** start of Data extract **

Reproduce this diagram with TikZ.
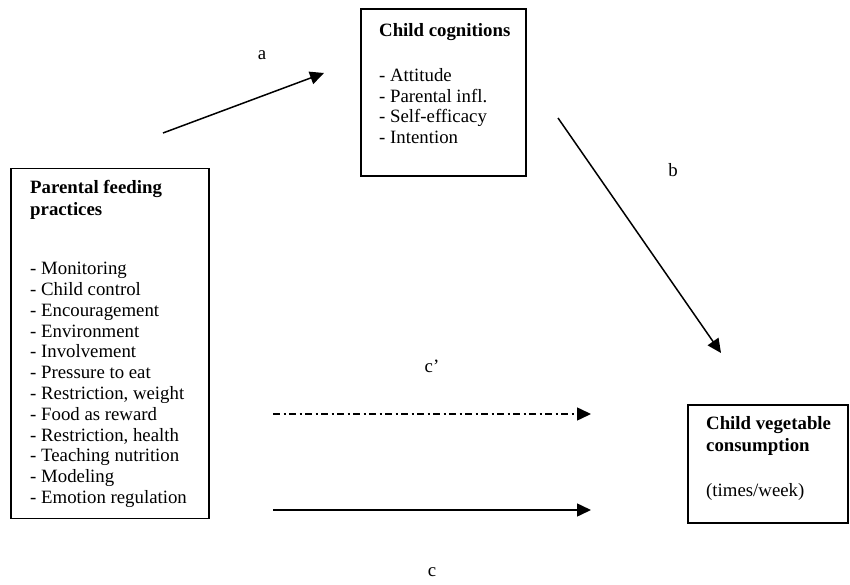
\documentclass[tikz,border=0pt]{standalone}
\usepackage{fontspec}
\setmainfont{Liberation Serif}
\usetikzlibrary{arrows.meta}
\begin{document}
\begin{tikzpicture}[x=1pt,y=-1pt,
  boxframe/.style={draw,line width=1.5pt,rectangle,inner sep=0pt},
  boxtext/.style={anchor=north west,align=left,inner sep=0pt,font=\fontsize{18.8}{20.8}\selectfont},
  lbl/.style={inner sep=0pt,font=\fontsize{18.8}{20.8}\selectfont},
  arr/.style={line width=1.5pt,-{Triangle[length=14pt,width=13pt]}},
  dashdot/.style={dash pattern=on 7pt off 3.5pt on 2pt off 3.5pt}]
\useasboundingbox (0,0) rectangle (850,585);
% boxes
\node[boxframe,minimum width=198pt,minimum height=350pt] (ppf) at (110,343.5) {};
\node[boxframe,minimum width=165pt,minimum height=167pt] (cc) at (443.5,92.5) {};
\node[boxframe,minimum width=160pt,minimum height=118pt] (cvc) at (768,464) {};
% texts
\node[boxtext] (ppft) at (30,180) {\textbf{Parental feeding}\\[1pt]\textbf{practices}};
\node[boxtext] (ppfl) at (30,262) {- Monitoring\\- Child control\\- Encouragement\\- Environment\\- Involvement\\- Pressure to eat\\- Restriction, weight\\- Food as reward\\- Restriction, health\\- Teaching nutrition\\- Modeling\\- Emotion regulation};
\node[boxtext] (cct) at (379,23) {\textbf{Child cognitions}};
\node[boxtext] (ccl) at (379,68) {- Attitude\\- Parental infl.\\- Self-efficacy\\- Intention};
\node[boxtext] (cvct) at (706,416) {\textbf{Child vegetable}\\[1pt]\textbf{consumption}};
\node[boxtext] (cvcl) at (706,483) {(times/week)};
% arrow end points
\coordinate (a1) at (163,133);
\coordinate (a2) at (324,73);
\coordinate (b1) at (558,118);
\coordinate (b2) at (721,353);
\coordinate (cp1) at (273,414);
\coordinate (cp2) at (591,414);
\coordinate (c1) at (273,510);
\coordinate (c2) at (591,510);
\draw[arr] (a1) -- (a2);
\draw[arr] (b1) -- (b2);
\draw[arr,dashdot] (cp1) -- (cp2);
\draw[arr] (c1) -- (c2);
% labels
\node[lbl] (la) at (262,55) {a};
\node[lbl] (lb) at (673,170) {b};
\node[lbl] (lcp) at (432,366) {c’};
\node[lbl] (lc) at (432,572) {c};
\end{tikzpicture}
\end{document}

** end of Data extract **

Repeat the material above word for word and skip every image in it.

Reproduce this diagram with TikZ.
\documentclass[tikz,border=0pt]{standalone}
\usepackage{fontspec}
\setmainfont{Liberation Serif}
\usetikzlibrary{arrows.meta}
\begin{document}
\begin{tikzpicture}[x=1pt,y=-1pt,
  boxframe/.style={draw,line width=1.5pt,rectangle,inner sep=0pt},
  boxtext/.style={anchor=north west,align=left,inner sep=0pt,font=\fontsize{18.8}{20.8}\selectfont},
  lbl/.style={inner sep=0pt,font=\fontsize{18.8}{20.8}\selectfont},
  arr/.style={line width=1.5pt,-{Triangle[length=14pt,width=13pt]}},
  dashdot/.style={dash pattern=on 7pt off 3.5pt on 2pt off 3.5pt}]
\useasboundingbox (0,0) rectangle (850,585);
% boxes
\node[boxframe,minimum width=198pt,minimum height=350pt] (ppf) at (110,343.5) {};
\node[boxframe,minimum width=165pt,minimum height=167pt] (cc) at (443.5,92.5) {};
\node[boxframe,minimum width=160pt,minimum height=118pt] (cvc) at (768,464) {};
% texts
\node[boxtext] (ppft) at (30,180) {\textbf{Parental feeding}\\[1pt]\textbf{practices}};
\node[boxtext] (ppfl) at (30,262) {- Monitoring\\- Child control\\- Encouragement\\- Environment\\- Involvement\\- Pressure to eat\\- Restriction, weight\\- Food as reward\\- Restriction, health\\- Teaching nutrition\\- Modeling\\- Emotion regulation};
\node[boxtext] (cct) at (379,23) {\textbf{Child cognitions}};
\node[boxtext] (ccl) at (379,68) {- Attitude\\- Parental infl.\\- Self-efficacy\\- Intention};
\node[boxtext] (cvct) at (706,416) {\textbf{Child vegetable}\\[1pt]\textbf{consumption}};
\node[boxtext] (cvcl) at (706,483) {(times/week)};
% arrow end points
\coordinate (a1) at (163,133);
\coordinate (a2) at (324,73);
\coordinate (b1) at (558,118);
\coordinate (b2) at (721,353);
\coordinate (cp1) at (273,414);
\coordinate (cp2) at (591,414);
\coordinate (c1) at (273,510);
\coordinate (c2) at (591,510);
\draw[arr] (a1) -- (a2);
\draw[arr] (b1) -- (b2);
\draw[arr,dashdot] (cp1) -- (cp2);
\draw[arr] (c1) -- (c2);
% labels
\node[lbl] (la) at (262,55) {a};
\node[lbl] (lb) at (673,170) {b};
\node[lbl] (lcp) at (432,366) {c’};
\node[lbl] (lc) at (432,572) {c};
\end{tikzpicture}
\end{document}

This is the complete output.